# [TASK TO CARRY OUT]
Reproduce all the lines below exactly and omit the images.
--- begin SUPPLIED MATERIAL ---
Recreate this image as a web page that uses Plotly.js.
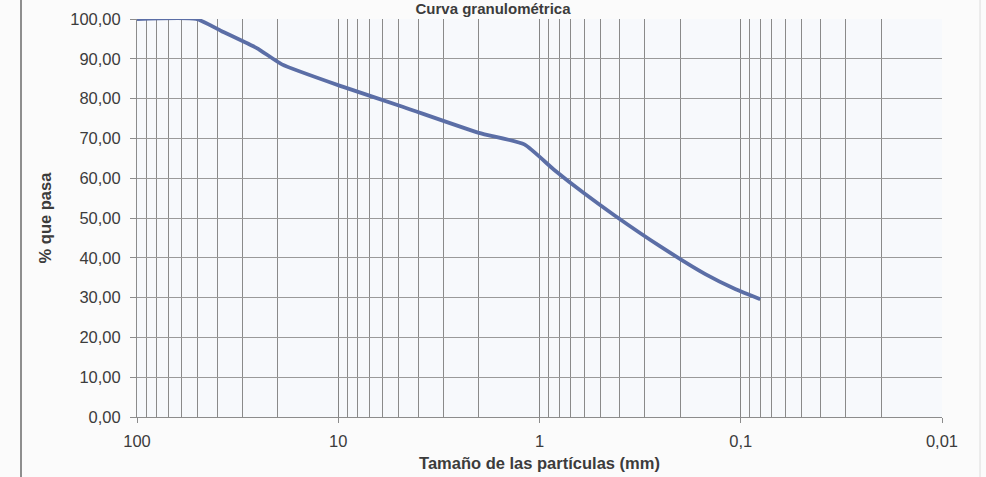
<!DOCTYPE html>
<html>
<head>
<meta charset="utf-8">
<script src="https://cdn.plot.ly/plotly-3.0.1.min.js"></script>
<style>html,body{margin:0;padding:0;background:#fbfbfb;}#chart{width:986px;height:477px;}</style>
</head>
<body>
<div id="chart"></div>
<script>
// Particle size (mm) and percent passing
const sizes   = [100, 50.8, 38.1, 25.4, 19.05, 9.525, 4.75, 2.0, 1.19, 0.85, 0.6, 0.425, 0.25, 0.15, 0.106, 0.08];
const passing = [100, 100, 97.0, 92.7, 88.6, 83.0, 77.9, 71.4, 68.5, 62.2, 56.2, 50.7, 42.8, 35.9, 32.1, 29.6];
const xTickVals = [100, 10, 1, 0.1, 0.01];
const xTickText = ['100', '10', '1', '0,1', '0,01'];
const yTickVals = [0, 10, 20, 30, 40, 50, 60, 70, 80, 90, 100];

const W = 986, H = 477;
const m = {l: 137, r: 44, t: 19, b: 60};
const pw = W - m.l - m.r;
const px = v => (v - m.l) / pw;

const trace = {
  x: sizes, y: passing, type: 'scatter', mode: 'lines',
  line: {color: '#5b6ea6', width: 3.8, shape: 'spline', smoothing: 0.5},
  hoverinfo: 'x+y'
};

const txt = '#3c3c3c';
const layout = {
  width: W, height: H,
  margin: m,
  separators: ',.',
  paper_bgcolor: '#fbfbfb',
  plot_bgcolor: '#f7f9fc',
  font: {family: 'Liberation Sans, Arial, sans-serif', size: 16, color: txt},
  title: {text: '<b>Curva granulométrica</b>', x: 0.5, xref: 'container', xanchor: 'center',
          y: 0.992, yref: 'container', yanchor: 'top', pad: {t: 0, b: 0},
          font: {size: 15, color: txt}},
  showlegend: false,
  xaxis: {
    type: 'log', autorange: false, range: [2, -2],
    tickvals: xTickVals, ticktext: xTickText,
    showgrid: true, gridcolor: '#858585', gridwidth: 1,
    minor: {dtick: 'D1', showgrid: true, gridcolor: '#8a8a8a', gridwidth: 1, ticks: ''},
    ticks: 'outside', ticklen: 5, tickcolor: '#8c8c8c',
    showline: true, linecolor: '#8c8c8c', linewidth: 1,
    zeroline: false, ticklabelstandoff: 4,
    tickfont: {size: 16.5, color: txt},
    title: {text: '<b>Tamaño de las partículas (mm)</b>', font: {size: 16.5, color: txt}, standoff: 8}
  },
  yaxis: {
    range: [0, 100], autorange: false,
    tickvals: yTickVals, tickformat: '.2f',
    showgrid: true, gridcolor: '#9a9a9a', gridwidth: 1,
    ticks: 'outside', ticklen: 6, tickcolor: '#8c8c8c',
    showline: true, linecolor: '#8c8c8c', linewidth: 1,
    zeroline: false, ticklabelstandoff: 6,
    tickfont: {size: 16.5, color: txt},
    title: {text: '<b>% que pasa</b>', font: {size: 16.5, color: txt}, standoff: 14}
  },
  shapes: [
    {type: 'line', xref: 'paper', yref: 'paper', x0: px(21), x1: px(21), y0: -1, y1: 1.1,
     line: {color: '#6a6a6a', width: 1.5}},
    {type: 'line', xref: 'paper', yref: 'paper', x0: px(980), x1: px(980), y0: -1, y1: 1.1,
     line: {color: '#dcdcdc', width: 1}}
  ]
};

Plotly.newPlot('chart', [trace], layout, {displayModeBar: false, staticPlot: true});
</script>
</body>
</html>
--- end SUPPLIED MATERIAL ---
# [TASK SOLUTION]
Recreate this image as a web page that uses Plotly.js.
<!DOCTYPE html>
<html>
<head>
<meta charset="utf-8">
<script src="https://cdn.plot.ly/plotly-3.0.1.min.js"></script>
<style>html,body{margin:0;padding:0;background:#fbfbfb;}#chart{width:986px;height:477px;}</style>
</head>
<body>
<div id="chart"></div>
<script>
// Particle size (mm) and percent passing
const sizes   = [100, 50.8, 38.1, 25.4, 19.05, 9.525, 4.75, 2.0, 1.19, 0.85, 0.6, 0.425, 0.25, 0.15, 0.106, 0.08];
const passing = [100, 100, 97.0, 92.7, 88.6, 83.0, 77.9, 71.4, 68.5, 62.2, 56.2, 50.7, 42.8, 35.9, 32.1, 29.6];
const xTickVals = [100, 10, 1, 0.1, 0.01];
const xTickText = ['100', '10', '1', '0,1', '0,01'];
const yTickVals = [0, 10, 20, 30, 40, 50, 60, 70, 80, 90, 100];

const W = 986, H = 477;
const m = {l: 137, r: 44, t: 19, b: 60};
const pw = W - m.l - m.r;
const px = v => (v - m.l) / pw;

const trace = {
  x: sizes, y: passing, type: 'scatter', mode: 'lines',
  line: {color: '#5b6ea6', width: 3.8, shape: 'spline', smoothing: 0.5},
  hoverinfo: 'x+y'
};

const txt = '#3c3c3c';
const layout = {
  width: W, height: H,
  margin: m,
  separators: ',.',
  paper_bgcolor: '#fbfbfb',
  plot_bgcolor: '#f7f9fc',
  font: {family: 'Liberation Sans, Arial, sans-serif', size: 16, color: txt},
  title: {text: '<b>Curva granulométrica</b>', x: 0.5, xref: 'container', xanchor: 'center',
          y: 0.992, yref: 'container', yanchor: 'top', pad: {t: 0, b: 0},
          font: {size: 15, color: txt}},
  showlegend: false,
  xaxis: {
    type: 'log', autorange: false, range: [2, -2],
    tickvals: xTickVals, ticktext: xTickText,
    showgrid: true, gridcolor: '#858585', gridwidth: 1,
    minor: {dtick: 'D1', showgrid: true, gridcolor: '#8a8a8a', gridwidth: 1, ticks: ''},
    ticks: 'outside', ticklen: 5, tickcolor: '#8c8c8c',
    showline: true, linecolor: '#8c8c8c', linewidth: 1,
    zeroline: false, ticklabelstandoff: 4,
    tickfont: {size: 16.5, color: txt},
    title: {text: '<b>Tamaño de las partículas (mm)</b>', font: {size: 16.5, color: txt}, standoff: 8}
  },
  yaxis: {
    range: [0, 100], autorange: false,
    tickvals: yTickVals, tickformat: '.2f',
    showgrid: true, gridcolor: '#9a9a9a', gridwidth: 1,
    ticks: 'outside', ticklen: 6, tickcolor: '#8c8c8c',
    showline: true, linecolor: '#8c8c8c', linewidth: 1,
    zeroline: false, ticklabelstandoff: 6,
    tickfont: {size: 16.5, color: txt},
    title: {text: '<b>% que pasa</b>', font: {size: 16.5, color: txt}, standoff: 14}
  },
  shapes: [
    {type: 'line', xref: 'paper', yref: 'paper', x0: px(21), x1: px(21), y0: -1, y1: 1.1,
     line: {color: '#6a6a6a', width: 1.5}},
    {type: 'line', xref: 'paper', yref: 'paper', x0: px(980), x1: px(980), y0: -1, y1: 1.1,
     line: {color: '#dcdcdc', width: 1}}
  ]
};

Plotly.newPlot('chart', [trace], layout, {displayModeBar: false, staticPlot: true});
</script>
</body>
</html>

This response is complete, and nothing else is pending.